WHAT IS NEEDED: Exactly retype the opening line of the entries and every line after it, ending with the line that contains "277, 272, 250]". Skip all pictures.

+++

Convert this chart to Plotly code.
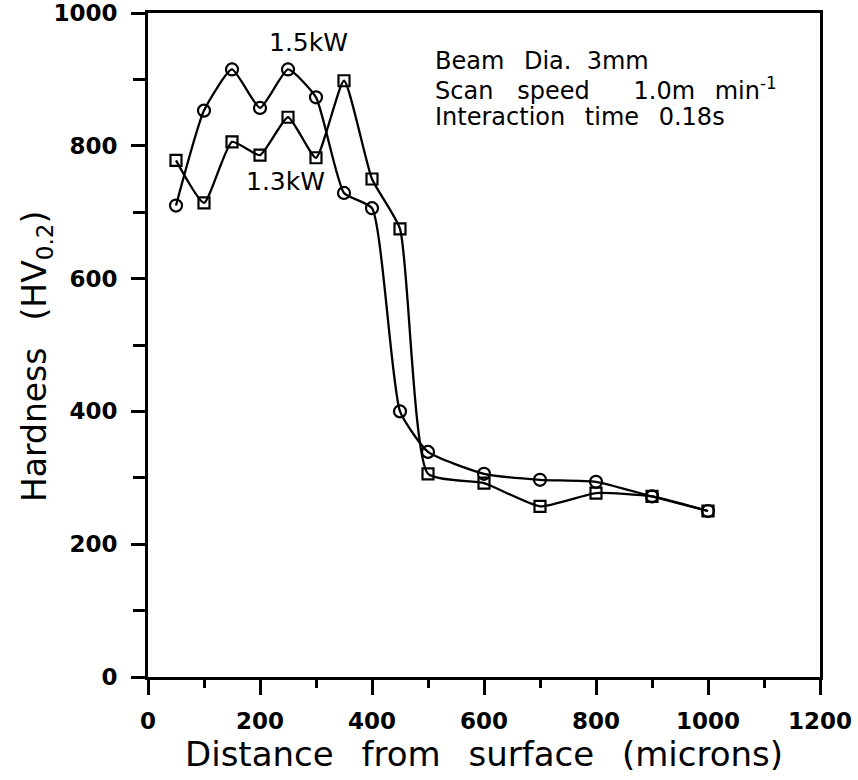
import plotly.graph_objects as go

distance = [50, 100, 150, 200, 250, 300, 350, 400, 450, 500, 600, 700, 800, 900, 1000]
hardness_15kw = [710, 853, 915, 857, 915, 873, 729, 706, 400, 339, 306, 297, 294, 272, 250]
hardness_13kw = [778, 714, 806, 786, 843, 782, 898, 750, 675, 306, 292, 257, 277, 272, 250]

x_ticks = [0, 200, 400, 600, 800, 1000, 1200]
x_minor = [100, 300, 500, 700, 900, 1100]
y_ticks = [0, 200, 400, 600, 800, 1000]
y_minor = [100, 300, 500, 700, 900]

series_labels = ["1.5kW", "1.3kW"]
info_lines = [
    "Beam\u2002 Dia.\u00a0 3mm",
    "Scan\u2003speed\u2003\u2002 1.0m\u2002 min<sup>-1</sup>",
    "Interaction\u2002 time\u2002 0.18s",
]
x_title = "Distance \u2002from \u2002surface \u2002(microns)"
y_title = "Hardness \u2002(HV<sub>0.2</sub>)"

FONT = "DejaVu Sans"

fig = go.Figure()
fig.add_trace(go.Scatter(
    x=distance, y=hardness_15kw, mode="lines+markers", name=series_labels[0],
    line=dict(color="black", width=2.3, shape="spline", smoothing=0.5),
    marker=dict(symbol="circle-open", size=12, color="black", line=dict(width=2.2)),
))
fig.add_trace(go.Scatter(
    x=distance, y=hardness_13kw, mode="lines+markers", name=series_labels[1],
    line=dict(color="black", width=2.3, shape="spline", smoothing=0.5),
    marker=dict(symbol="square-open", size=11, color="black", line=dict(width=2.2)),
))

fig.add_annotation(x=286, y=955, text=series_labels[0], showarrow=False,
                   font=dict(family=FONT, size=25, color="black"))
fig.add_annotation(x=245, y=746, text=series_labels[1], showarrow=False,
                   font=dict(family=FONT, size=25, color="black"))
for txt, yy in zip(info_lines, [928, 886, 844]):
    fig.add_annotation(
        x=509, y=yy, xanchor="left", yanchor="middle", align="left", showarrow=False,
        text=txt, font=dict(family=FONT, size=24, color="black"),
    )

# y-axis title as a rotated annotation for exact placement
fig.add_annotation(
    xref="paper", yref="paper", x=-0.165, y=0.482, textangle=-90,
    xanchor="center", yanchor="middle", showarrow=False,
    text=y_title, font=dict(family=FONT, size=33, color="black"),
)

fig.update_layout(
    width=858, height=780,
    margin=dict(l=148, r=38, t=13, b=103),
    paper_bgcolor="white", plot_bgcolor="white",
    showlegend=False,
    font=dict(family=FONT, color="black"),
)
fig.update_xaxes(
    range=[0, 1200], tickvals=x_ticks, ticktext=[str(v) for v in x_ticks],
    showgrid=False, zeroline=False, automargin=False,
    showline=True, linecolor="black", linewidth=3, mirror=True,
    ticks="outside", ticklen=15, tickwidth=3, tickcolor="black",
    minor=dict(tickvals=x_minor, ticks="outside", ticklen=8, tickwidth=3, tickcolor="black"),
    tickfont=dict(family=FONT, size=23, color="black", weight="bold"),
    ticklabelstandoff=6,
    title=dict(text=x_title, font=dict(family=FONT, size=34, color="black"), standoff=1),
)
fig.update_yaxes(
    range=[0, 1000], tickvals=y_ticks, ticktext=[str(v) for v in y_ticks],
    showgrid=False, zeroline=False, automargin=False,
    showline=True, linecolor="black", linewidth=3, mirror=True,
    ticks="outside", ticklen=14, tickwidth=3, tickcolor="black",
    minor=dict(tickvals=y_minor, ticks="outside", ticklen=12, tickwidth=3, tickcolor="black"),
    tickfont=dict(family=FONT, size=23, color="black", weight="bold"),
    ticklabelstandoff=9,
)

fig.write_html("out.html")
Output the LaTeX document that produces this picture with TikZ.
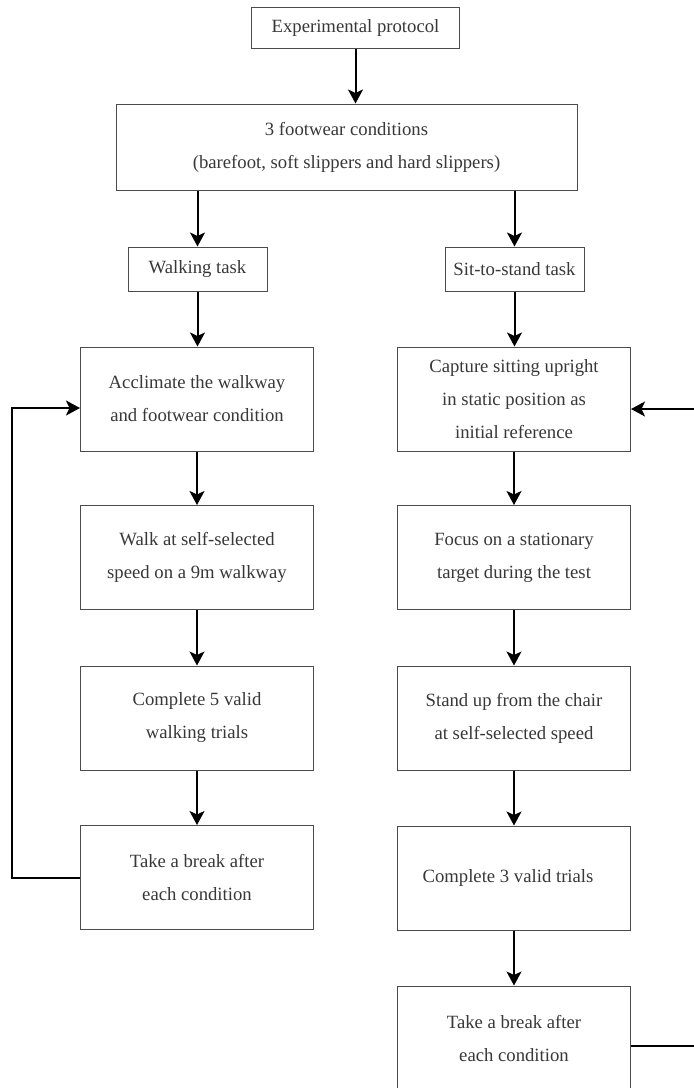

+++

SOLVED PROBLEM:
Convert this chart to Plotly code.
import plotly.graph_objects as go

distance = [50, 100, 150, 200, 250, 300, 350, 400, 450, 500, 600, 700, 800, 900, 1000]
hardness_15kw = [710, 853, 915, 857, 915, 873, 729, 706, 400, 339, 306, 297, 294, 272, 250]
hardness_13kw = [778, 714, 806, 786, 843, 782, 898, 750, 675, 306, 292, 257, 277, 272, 250]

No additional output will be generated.